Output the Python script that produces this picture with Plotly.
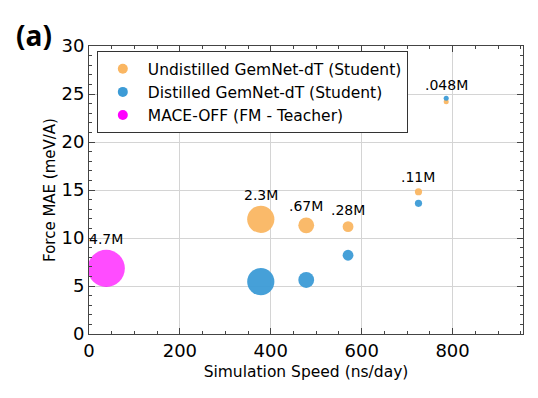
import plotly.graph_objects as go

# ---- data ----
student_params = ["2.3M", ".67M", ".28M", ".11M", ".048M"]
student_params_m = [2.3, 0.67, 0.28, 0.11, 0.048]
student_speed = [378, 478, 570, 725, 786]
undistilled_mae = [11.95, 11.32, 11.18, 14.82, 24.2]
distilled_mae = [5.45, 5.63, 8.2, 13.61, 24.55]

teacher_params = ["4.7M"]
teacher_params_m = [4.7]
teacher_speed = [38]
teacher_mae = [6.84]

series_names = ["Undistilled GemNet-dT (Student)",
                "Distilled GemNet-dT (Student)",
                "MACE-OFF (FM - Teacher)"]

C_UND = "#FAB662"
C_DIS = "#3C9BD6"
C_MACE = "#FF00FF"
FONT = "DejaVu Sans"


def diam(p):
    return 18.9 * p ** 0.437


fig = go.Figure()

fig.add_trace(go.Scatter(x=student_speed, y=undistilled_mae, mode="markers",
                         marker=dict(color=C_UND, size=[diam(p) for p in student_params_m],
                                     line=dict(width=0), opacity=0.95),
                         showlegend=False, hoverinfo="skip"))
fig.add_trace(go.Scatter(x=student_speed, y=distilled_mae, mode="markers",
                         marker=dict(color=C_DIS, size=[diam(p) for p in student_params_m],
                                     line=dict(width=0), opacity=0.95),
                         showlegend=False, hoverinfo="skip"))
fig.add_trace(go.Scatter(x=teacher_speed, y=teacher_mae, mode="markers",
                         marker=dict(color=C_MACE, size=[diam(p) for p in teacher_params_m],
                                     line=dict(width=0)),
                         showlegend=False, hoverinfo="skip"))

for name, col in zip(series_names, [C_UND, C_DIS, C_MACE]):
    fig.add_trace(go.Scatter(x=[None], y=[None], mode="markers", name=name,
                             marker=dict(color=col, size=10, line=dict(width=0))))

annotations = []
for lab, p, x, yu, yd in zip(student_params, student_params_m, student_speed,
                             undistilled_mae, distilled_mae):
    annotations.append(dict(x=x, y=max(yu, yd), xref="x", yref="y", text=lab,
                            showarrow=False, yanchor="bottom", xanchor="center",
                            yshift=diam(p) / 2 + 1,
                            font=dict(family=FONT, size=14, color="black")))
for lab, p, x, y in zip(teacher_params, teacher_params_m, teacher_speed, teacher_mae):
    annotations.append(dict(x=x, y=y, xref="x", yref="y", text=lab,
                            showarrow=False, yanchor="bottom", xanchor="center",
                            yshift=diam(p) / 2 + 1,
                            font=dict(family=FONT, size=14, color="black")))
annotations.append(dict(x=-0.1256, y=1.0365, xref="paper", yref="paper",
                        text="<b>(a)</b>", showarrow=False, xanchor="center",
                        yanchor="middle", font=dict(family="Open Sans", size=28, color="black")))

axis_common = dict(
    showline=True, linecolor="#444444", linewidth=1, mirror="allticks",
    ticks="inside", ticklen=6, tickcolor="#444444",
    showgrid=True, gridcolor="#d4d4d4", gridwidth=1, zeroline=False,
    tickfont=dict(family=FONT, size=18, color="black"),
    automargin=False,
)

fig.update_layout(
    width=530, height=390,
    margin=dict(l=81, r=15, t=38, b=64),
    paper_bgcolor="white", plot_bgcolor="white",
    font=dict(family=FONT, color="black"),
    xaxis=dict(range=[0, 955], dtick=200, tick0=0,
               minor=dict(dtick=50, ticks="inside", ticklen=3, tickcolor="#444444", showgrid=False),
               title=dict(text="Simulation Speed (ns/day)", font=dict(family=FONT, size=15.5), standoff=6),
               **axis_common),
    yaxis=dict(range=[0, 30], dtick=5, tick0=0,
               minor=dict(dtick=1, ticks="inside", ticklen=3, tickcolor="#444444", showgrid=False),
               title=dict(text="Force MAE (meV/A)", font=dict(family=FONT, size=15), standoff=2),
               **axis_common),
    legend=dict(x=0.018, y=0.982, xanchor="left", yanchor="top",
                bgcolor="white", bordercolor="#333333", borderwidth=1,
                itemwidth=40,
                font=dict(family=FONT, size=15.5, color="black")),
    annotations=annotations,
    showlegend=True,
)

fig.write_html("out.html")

____

Reproduce the whole listing above word for word, but not its pictures.

Output the Python script that produces this picture with Plotly.
import plotly.graph_objects as go

# ---- data ----
student_params = ["2.3M", ".67M", ".28M", ".11M", ".048M"]
student_params_m = [2.3, 0.67, 0.28, 0.11, 0.048]
student_speed = [378, 478, 570, 725, 786]
undistilled_mae = [11.95, 11.32, 11.18, 14.82, 24.2]
distilled_mae = [5.45, 5.63, 8.2, 13.61, 24.55]

teacher_params = ["4.7M"]
teacher_params_m = [4.7]
teacher_speed = [38]
teacher_mae = [6.84]

series_names = ["Undistilled GemNet-dT (Student)",
                "Distilled GemNet-dT (Student)",
                "MACE-OFF (FM - Teacher)"]

C_UND = "#FAB662"
C_DIS = "#3C9BD6"
C_MACE = "#FF00FF"
FONT = "DejaVu Sans"


def diam(p):
    return 18.9 * p ** 0.437


fig = go.Figure()

fig.add_trace(go.Scatter(x=student_speed, y=undistilled_mae, mode="markers",
                         marker=dict(color=C_UND, size=[diam(p) for p in student_params_m],
                                     line=dict(width=0), opacity=0.95),
                         showlegend=False, hoverinfo="skip"))
fig.add_trace(go.Scatter(x=student_speed, y=distilled_mae, mode="markers",
                         marker=dict(color=C_DIS, size=[diam(p) for p in student_params_m],
                                     line=dict(width=0), opacity=0.95),
                         showlegend=False, hoverinfo="skip"))
fig.add_trace(go.Scatter(x=teacher_speed, y=teacher_mae, mode="markers",
                         marker=dict(color=C_MACE, size=[diam(p) for p in teacher_params_m],
                                     line=dict(width=0)),
                         showlegend=False, hoverinfo="skip"))

for name, col in zip(series_names, [C_UND, C_DIS, C_MACE]):
    fig.add_trace(go.Scatter(x=[None], y=[None], mode="markers", name=name,
                             marker=dict(color=col, size=10, line=dict(width=0))))

annotations = []
for lab, p, x, yu, yd in zip(student_params, student_params_m, student_speed,
                             undistilled_mae, distilled_mae):
    annotations.append(dict(x=x, y=max(yu, yd), xref="x", yref="y", text=lab,
                            showarrow=False, yanchor="bottom", xanchor="center",
                            yshift=diam(p) / 2 + 1,
                            font=dict(family=FONT, size=14, color="black")))
for lab, p, x, y in zip(teacher_params, teacher_params_m, teacher_speed, teacher_mae):
    annotations.append(dict(x=x, y=y, xref="x", yref="y", text=lab,
                            showarrow=False, yanchor="bottom", xanchor="center",
                            yshift=diam(p) / 2 + 1,
                            font=dict(family=FONT, size=14, color="black")))
annotations.append(dict(x=-0.1256, y=1.0365, xref="paper", yref="paper",
                        text="<b>(a)</b>", showarrow=False, xanchor="center",
                        yanchor="middle", font=dict(family="Open Sans", size=28, color="black")))

axis_common = dict(
    showline=True, linecolor="#444444", linewidth=1, mirror="allticks",
    ticks="inside", ticklen=6, tickcolor="#444444",
    showgrid=True, gridcolor="#d4d4d4", gridwidth=1, zeroline=False,
    tickfont=dict(family=FONT, size=18, color="black"),
    automargin=False,
)

fig.update_layout(
    width=530, height=390,
    margin=dict(l=81, r=15, t=38, b=64),
    paper_bgcolor="white", plot_bgcolor="white",
    font=dict(family=FONT, color="black"),
    xaxis=dict(range=[0, 955], dtick=200, tick0=0,
               minor=dict(dtick=50, ticks="inside", ticklen=3, tickcolor="#444444", showgrid=False),
               title=dict(text="Simulation Speed (ns/day)", font=dict(family=FONT, size=15.5), standoff=6),
               **axis_common),
    yaxis=dict(range=[0, 30], dtick=5, tick0=0,
               minor=dict(dtick=1, ticks="inside", ticklen=3, tickcolor="#444444", showgrid=False),
               title=dict(text="Force MAE (meV/A)", font=dict(family=FONT, size=15), standoff=2),
               **axis_common),
    legend=dict(x=0.018, y=0.982, xanchor="left", yanchor="top",
                bgcolor="white", bordercolor="#333333", borderwidth=1,
                itemwidth=40,
                font=dict(family=FONT, size=15.5, color="black")),
    annotations=annotations,
    showlegend=True,
)

fig.write_html("out.html")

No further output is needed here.